* _SHORT TASK_
Take every line from the first down to the line with "minimum width=238pt, minimum" and set it down exactly, without the pictures.

* _DATA SECTION_

>> start

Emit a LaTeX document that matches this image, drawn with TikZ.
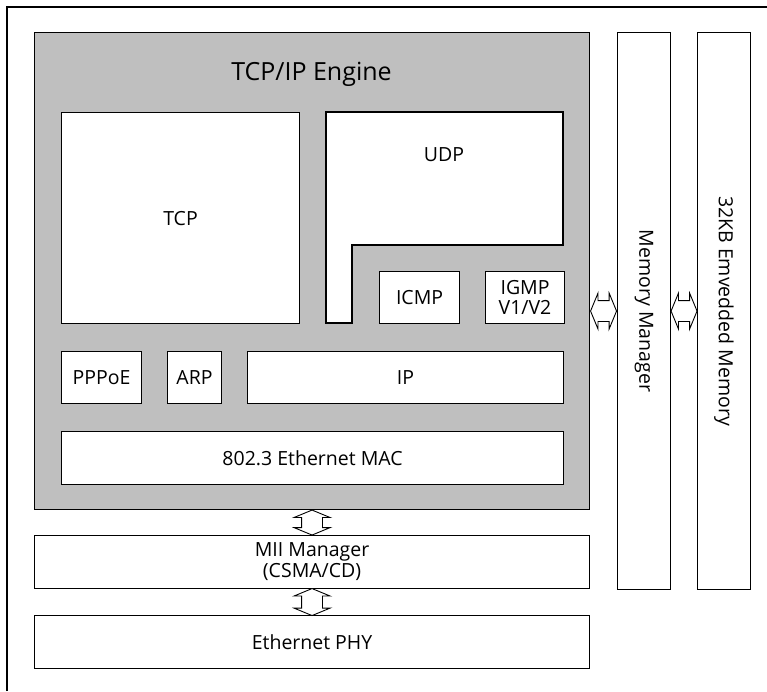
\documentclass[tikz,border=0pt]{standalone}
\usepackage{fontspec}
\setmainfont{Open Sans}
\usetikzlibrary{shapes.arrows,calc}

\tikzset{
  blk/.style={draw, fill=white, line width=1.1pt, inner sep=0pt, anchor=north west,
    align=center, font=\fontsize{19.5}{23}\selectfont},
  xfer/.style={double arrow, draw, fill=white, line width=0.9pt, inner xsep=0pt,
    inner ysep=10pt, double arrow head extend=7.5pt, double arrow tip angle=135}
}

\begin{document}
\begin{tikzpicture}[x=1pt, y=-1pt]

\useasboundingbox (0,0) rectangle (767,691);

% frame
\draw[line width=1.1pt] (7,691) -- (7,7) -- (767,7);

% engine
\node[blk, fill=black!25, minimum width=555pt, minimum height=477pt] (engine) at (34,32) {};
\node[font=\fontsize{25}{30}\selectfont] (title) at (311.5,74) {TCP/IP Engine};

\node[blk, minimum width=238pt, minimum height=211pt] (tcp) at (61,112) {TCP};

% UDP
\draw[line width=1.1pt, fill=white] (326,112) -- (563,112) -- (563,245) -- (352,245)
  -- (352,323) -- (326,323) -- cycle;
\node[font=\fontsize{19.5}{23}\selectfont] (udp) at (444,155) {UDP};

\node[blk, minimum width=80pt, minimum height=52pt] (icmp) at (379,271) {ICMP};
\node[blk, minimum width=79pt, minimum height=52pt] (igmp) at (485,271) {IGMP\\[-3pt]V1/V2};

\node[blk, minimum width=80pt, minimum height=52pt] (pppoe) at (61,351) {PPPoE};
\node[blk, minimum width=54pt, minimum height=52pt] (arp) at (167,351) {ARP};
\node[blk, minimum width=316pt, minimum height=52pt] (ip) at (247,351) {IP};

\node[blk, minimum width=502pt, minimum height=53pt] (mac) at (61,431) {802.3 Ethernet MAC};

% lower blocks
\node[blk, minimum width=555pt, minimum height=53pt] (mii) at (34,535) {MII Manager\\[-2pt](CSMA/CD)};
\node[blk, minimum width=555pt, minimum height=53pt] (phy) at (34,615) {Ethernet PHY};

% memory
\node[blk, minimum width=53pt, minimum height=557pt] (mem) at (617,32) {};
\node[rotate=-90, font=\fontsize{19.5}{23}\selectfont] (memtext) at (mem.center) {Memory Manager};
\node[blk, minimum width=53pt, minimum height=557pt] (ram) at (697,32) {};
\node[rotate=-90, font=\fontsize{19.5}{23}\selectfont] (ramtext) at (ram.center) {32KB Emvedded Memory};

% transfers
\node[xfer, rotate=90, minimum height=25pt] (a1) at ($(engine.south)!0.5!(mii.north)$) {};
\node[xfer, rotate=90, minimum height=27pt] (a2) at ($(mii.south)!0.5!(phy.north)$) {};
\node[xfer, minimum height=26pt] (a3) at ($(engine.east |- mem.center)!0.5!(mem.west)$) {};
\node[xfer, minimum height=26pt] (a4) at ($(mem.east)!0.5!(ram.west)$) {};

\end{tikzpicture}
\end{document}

>> end

* _ANSWER TO THIS PROBLEM_
Emit a LaTeX document that matches this image, drawn with TikZ.
\documentclass[tikz,border=0pt]{standalone}
\usepackage{fontspec}
\setmainfont{Open Sans}
\usetikzlibrary{shapes.arrows,calc}

\tikzset{
  blk/.style={draw, fill=white, line width=1.1pt, inner sep=0pt, anchor=north west,
    align=center, font=\fontsize{19.5}{23}\selectfont},
  xfer/.style={double arrow, draw, fill=white, line width=0.9pt, inner xsep=0pt,
    inner ysep=10pt, double arrow head extend=7.5pt, double arrow tip angle=135}
}

\begin{document}
\begin{tikzpicture}[x=1pt, y=-1pt]

\useasboundingbox (0,0) rectangle (767,691);

% frame
\draw[line width=1.1pt] (7,691) -- (7,7) -- (767,7);

% engine
\node[blk, fill=black!25, minimum width=555pt, minimum height=477pt] (engine) at (34,32) {};
\node[font=\fontsize{25}{30}\selectfont] (title) at (311.5,74) {TCP/IP Engine};

\node[blk, minimum width=238pt, minimum height=211pt] (tcp) at (61,112) {TCP};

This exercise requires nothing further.